(Rows from a dataset of charts and code)
··········

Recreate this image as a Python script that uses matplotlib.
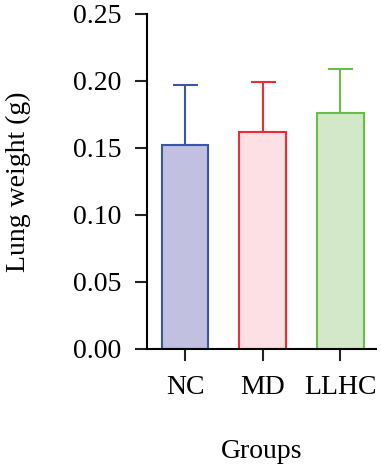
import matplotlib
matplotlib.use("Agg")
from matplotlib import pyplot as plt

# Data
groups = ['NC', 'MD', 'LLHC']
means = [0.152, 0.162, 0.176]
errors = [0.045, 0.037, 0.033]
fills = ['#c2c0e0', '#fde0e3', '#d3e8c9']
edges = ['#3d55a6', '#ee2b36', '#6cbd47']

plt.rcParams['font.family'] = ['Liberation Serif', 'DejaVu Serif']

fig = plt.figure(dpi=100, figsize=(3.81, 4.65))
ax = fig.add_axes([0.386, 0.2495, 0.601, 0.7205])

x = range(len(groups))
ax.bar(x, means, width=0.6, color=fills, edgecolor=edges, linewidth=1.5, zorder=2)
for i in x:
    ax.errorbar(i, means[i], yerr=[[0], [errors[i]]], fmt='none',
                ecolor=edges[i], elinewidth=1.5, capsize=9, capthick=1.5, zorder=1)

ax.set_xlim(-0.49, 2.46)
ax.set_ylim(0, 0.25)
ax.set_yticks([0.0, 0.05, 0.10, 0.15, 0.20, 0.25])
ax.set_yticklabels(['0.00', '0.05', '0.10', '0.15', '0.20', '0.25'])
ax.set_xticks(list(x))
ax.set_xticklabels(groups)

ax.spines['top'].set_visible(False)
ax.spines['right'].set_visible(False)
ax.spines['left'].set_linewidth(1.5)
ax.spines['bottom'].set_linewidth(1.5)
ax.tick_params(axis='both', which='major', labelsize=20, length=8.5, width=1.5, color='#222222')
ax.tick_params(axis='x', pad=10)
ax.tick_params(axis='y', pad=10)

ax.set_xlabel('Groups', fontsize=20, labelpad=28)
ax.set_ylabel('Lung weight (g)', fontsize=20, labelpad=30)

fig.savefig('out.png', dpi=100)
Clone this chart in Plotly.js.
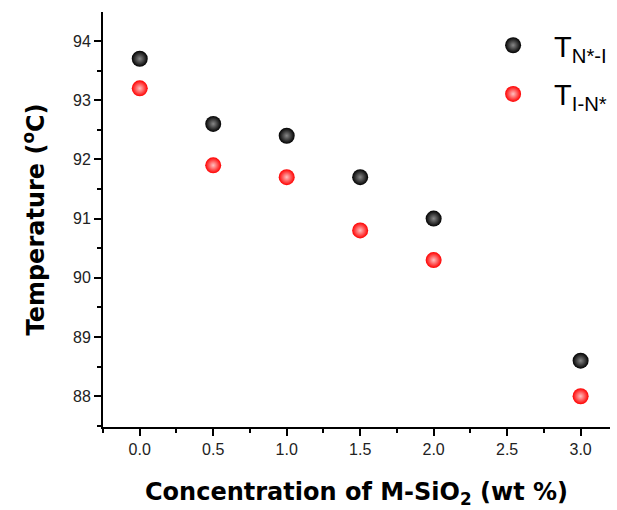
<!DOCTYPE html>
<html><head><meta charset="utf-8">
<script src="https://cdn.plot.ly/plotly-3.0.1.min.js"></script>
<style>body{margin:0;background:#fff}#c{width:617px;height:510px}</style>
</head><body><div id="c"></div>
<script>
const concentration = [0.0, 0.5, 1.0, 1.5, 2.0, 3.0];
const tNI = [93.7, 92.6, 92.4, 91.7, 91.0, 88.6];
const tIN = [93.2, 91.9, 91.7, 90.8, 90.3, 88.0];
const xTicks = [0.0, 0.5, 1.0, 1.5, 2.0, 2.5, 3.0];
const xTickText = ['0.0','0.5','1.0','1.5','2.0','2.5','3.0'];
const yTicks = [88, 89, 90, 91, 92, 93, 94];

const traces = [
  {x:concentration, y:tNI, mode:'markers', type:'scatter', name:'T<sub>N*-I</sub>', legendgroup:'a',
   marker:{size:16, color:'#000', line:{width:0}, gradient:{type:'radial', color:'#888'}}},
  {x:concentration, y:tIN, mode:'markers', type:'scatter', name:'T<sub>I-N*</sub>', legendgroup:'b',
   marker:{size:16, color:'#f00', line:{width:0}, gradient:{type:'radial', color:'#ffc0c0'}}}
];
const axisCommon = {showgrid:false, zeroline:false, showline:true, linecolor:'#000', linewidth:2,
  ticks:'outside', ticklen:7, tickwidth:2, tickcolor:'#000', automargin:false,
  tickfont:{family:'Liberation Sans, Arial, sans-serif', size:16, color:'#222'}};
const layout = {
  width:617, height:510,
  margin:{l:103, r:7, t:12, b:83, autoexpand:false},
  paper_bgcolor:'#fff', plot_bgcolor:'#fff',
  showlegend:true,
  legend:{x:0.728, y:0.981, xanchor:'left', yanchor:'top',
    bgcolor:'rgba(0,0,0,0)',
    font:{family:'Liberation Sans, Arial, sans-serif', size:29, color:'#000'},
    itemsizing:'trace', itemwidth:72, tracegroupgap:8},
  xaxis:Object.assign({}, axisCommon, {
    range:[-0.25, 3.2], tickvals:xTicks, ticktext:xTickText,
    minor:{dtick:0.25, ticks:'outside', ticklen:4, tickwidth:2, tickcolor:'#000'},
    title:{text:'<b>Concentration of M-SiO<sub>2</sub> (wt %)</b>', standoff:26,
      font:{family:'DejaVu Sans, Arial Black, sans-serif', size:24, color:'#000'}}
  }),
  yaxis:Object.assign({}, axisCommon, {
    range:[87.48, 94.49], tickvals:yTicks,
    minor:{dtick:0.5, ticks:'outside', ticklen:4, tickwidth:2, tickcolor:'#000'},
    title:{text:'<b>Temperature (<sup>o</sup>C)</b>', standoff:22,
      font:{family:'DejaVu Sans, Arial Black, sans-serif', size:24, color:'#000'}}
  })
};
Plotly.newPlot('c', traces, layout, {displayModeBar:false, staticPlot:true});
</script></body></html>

··········

Task brief:
Return, please, the exact lines from the beginning of the entries above through the line containing "ax = fig.add_axes([0.386, 0.2495, 0.601, 0.7205])", both included; pictures are left out.

Reply to the exercise:
Recreate this image as a Python script that uses matplotlib.
import matplotlib
matplotlib.use("Agg")
from matplotlib import pyplot as plt

# Data
groups = ['NC', 'MD', 'LLHC']
means = [0.152, 0.162, 0.176]
errors = [0.045, 0.037, 0.033]
fills = ['#c2c0e0', '#fde0e3', '#d3e8c9']
edges = ['#3d55a6', '#ee2b36', '#6cbd47']

plt.rcParams['font.family'] = ['Liberation Serif', 'DejaVu Serif']

fig = plt.figure(dpi=100, figsize=(3.81, 4.65))
ax = fig.add_axes([0.386, 0.2495, 0.601, 0.7205])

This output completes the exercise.